C’est pourquoi, dans ma pratique, je recommande quasi systématiquement de ne rien laisser en commun après une séparation en contexte d’emprise pathologique : ni comptes bancaires partagés, ni organisation parentale floue, ni zones de négociation ouvertes. Il n’y a aucune raison rationnelle de croire qu’un auteur incapable de tempérance et de constructivité avant la séparation le deviendrait après. L’idée selon laquelle la séparation suffirait à faire naître un parent coparental fiable relève souvent du fantasme.
À l’inverse, poser un cadre ferme, prévisible et unilatéral — validé juridiquement si nécessaire — permet à la victime de réduire les occasions de contact non maîtrisé, et donc les stimuli susceptibles d’entretenir le conditionnement.
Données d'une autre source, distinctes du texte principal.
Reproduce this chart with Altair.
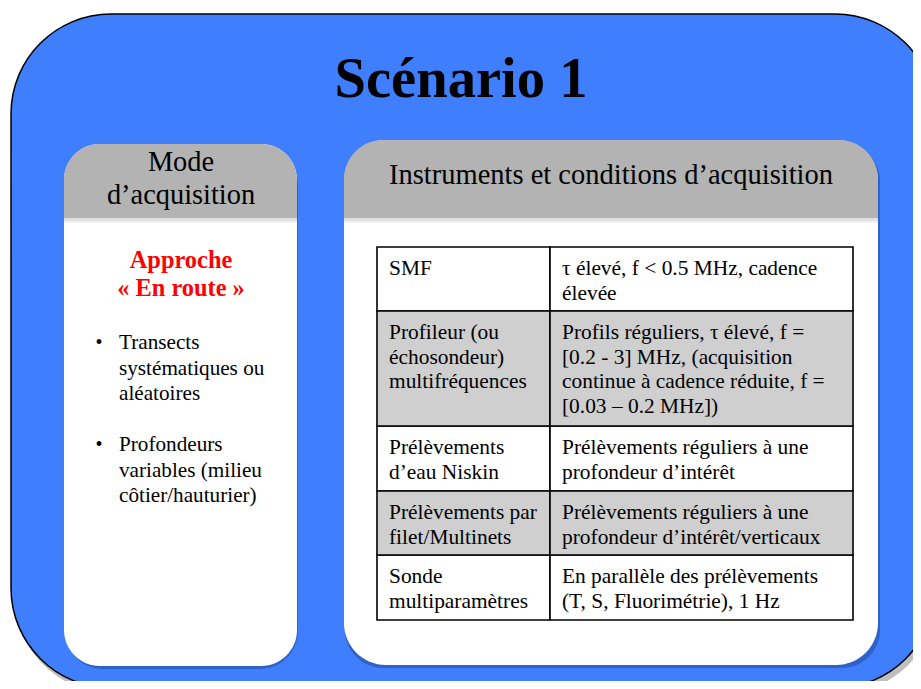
import altair as alt
import pandas as pd

# ---------------- content ----------------
title = "Scénario 1"
left_header = ["Mode", "d’acquisition"]
right_header = ["Instruments et conditions d’acquisition"]
approach = ["Approche", "« En route »"]
bullets = [
    ["Transects", "systématiques ou", "aléatoires"],
    ["Profondeurs", "variables (milieu", "côtier/hauturier)"],
]
instruments = [
    ["SMF"],
    ["Profileur (ou", "échosondeur)", "multifréquences"],
    ["Prélèvements", "d’eau Niskin"],
    ["Prélèvements par", "filet/Multinets"],
    ["Sonde", "multiparamètres"],
]
conditions = [
    ["τ élevé, f < 0.5 MHz, cadence", "élevée"],
    ["Profils réguliers, τ élevé, f =", "[0.2 - 3] MHz, (acquisition",
     "continue à cadence réduite, f =", "[0.03 – 0.2 MHz])"],
    ["Prélèvements réguliers à une", "profondeur d’intérêt"],
    ["Prélèvements réguliers à une", "profondeur d’intérêt/verticaux"],
    ["En parallèle des prélèvements", "(T, S, Fluorimétrie), 1 Hz"],
]
row_shaded = [False, True, False, True, False]

# ---------------- layout (pixel space of the slide) ----------------
row_edges = [247, 311, 426, 491, 555, 620]
col_edges = [377, 550, 853]
line_gap = 24.5
BLUE = "#3F7EFC"
GRAY = "#B3B3B3"
CELL_GRAY = "#CFCFCF"
SERIF = "Liberation Serif"

# the page has an 8px margin: the view covers slide pixels 8..913 x 8..681
W, H = 905, 673
xs = alt.Scale(domain=[8, 8 + W], nice=False, zero=False)
ys = alt.Scale(domain=[8, 8 + H], nice=False, zero=False, reverse=True)


def rects(rows, **kw):
    df = pd.DataFrame(rows, columns=["x0", "x1", "y0", "y1"])
    return alt.Chart(df).mark_rect(**kw).encode(
        x=alt.X("x0:Q", scale=xs, axis=None),
        x2="x1:Q",
        y=alt.Y("y0:Q", scale=ys, axis=None),
        y2="y1:Q",
    )


def texts(rows, **kw):
    df = pd.DataFrame(rows, columns=["x", "y", "text"])
    base = dict(font=SERIF, baseline="alphabetic", color="black")
    base.update(kw)
    return alt.Chart(df).mark_text(**base).encode(
        x=alt.X("x:Q", scale=xs, axis=None),
        y=alt.Y("y:Q", scale=ys, axis=None),
        text="text:N",
    )


layers = []
# outer blue frame with soft shadow
layers.append(rects([[14, 938, 17, 694]], fill="#000000", opacity=0.25, cornerRadius=100))
layers.append(rects([[11, 935, 14, 688]], fill=BLUE, stroke="black", strokeWidth=1.5, cornerRadius=100))

# panel shadows
layers.append(rects([[65, 298, 147, 669], [345, 880, 143, 668]], fill="#1f3f8a", opacity=0.45, cornerRadius=38))
# panels (white body)
layers.append(rects([[64, 297, 144, 666]], fill="white", cornerRadius=36))
layers.append(rects([[344, 878, 140, 665]], fill="white", cornerRadius=42))
# gray headers
layers.append(rects([[64, 297, 144, 218]], fill=GRAY, cornerRadiusTopLeft=36, cornerRadiusTopRight=36))
layers.append(rects([[344, 878, 140, 218]], fill=GRAY, cornerRadiusTopLeft=42, cornerRadiusTopRight=42))
# header shadow on the white body
layers.append(rects([[64, 297, 218, 221], [344, 878, 218, 221]], fill="#000000", opacity=0.12))
layers.append(rects([[64, 297, 221, 223], [344, 878, 221, 223]], fill="#000000", opacity=0.05))

# table cells
cells_plain, cells_shaded = [], []
for i, shaded in enumerate(row_shaded):
    for j in range(2):
        c = [col_edges[j], col_edges[j + 1], row_edges[i], row_edges[i + 1]]
        (cells_shaded if shaded else cells_plain).append(c)
layers.append(rects(cells_plain, fill="white", stroke="black", strokeWidth=1.6))
layers.append(rects(cells_shaded, fill=CELL_GRAY, stroke="black", strokeWidth=1.6))

# table text
tab_rows = []
for i in range(len(instruments)):
    top = row_edges[i]
    for k, line in enumerate(instruments[i]):
        tab_rows.append([col_edges[0] + 12, top + 28 + k * line_gap, line])
    for k, line in enumerate(conditions[i]):
        tab_rows.append([col_edges[1] + 12, top + 28 + k * line_gap, line])
layers.append(texts(tab_rows, align="left", fontSize=21.4))

# title & headers
layers.append(texts([[461, 97, title]], align="center", fontSize=56.6, fontWeight="bold"))
layers.append(texts([[181, 171 + k * 33, t] for k, t in enumerate(left_header)], align="center", fontSize=28.4))
layers.append(texts([[611, 184, right_header[0]]], align="center", fontSize=28.5))

# left panel content
layers.append(texts([[181, 268 + k * 28, t] for k, t in enumerate(approach)],
                    align="center", fontSize=24.4, fontWeight="bold", color="#FF0000"))
b_rows, dot_rows = [], []
starts = [349, 451]
for b, lines in enumerate(bullets):
    dot_rows.append([99, starts[b], "•"])
    for k, line in enumerate(lines):
        b_rows.append([119, starts[b] + k * 25.5, line])
layers.append(texts(dot_rows, align="center", fontSize=20))
layers.append(texts(b_rows, align="left", fontSize=21.2))

chart = alt.layer(*layers).properties(
    width=W, height=H, padding=0, autosize=alt.AutoSizeParams(type="none"),
    background="white",
).configure_view(strokeWidth=0)

chart.save("out.html", embed_options={"renderer": "svg", "actions": False})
Ce travail est progressif, complexe, et ne peut faire l’économie d’un accompagnement. Mais il est possible. La reconstruction passe aussi par l’apprentissage de nouvelles réponses, plus affirmées, plus distantes, plus cohérentes avec les besoins de sécurité psychique et d’autonomie. C’est dans cette lente élaboration qu’un nouveau rapport au monde, à soi et à l’autre peut émerger — un rapport dans lequel le passé cesse peu à peu de dicter les réflexes du présent.
Ces aspects cliniques, organisationnels et juridiques feront l’objet d’un prochain article, consacré aux stratégies de communication avec un auteur d’emprise pathologique après la séparation, ainsi qu’à l’accompagnement psychojuridique permettant d’assurer, autant que possible, un véritable sas de sécurité pour les victimes.

Conclusion : le fil de la réinvention
Dans le mythe aztèque, la déesse de la Lune et de la Voie lactée Coyolxauhqui (prononcé Koy-ol-shao-ki) est démembrée par son frère. Son corps éclaté devient le ciel étoilé. C’est une image violente, mais aussi une promesse : ce qui est brisé peut devenir cosmos.
Dans l’emprise pathologique, les morceaux sont là : comportements conditionnés, émotions piégées, espoirs trahis, etc. Le travail psychothérapeutique consiste aussi à recomposer ces fragments, non pour revenir à l’avant, mais pour faire quelque chose de ce qui a été vécu.
C’est ainsi qu’on transforme un conditionnement en mémoire, un trauma en souvenir - une emprise en histoire - un lien en choix.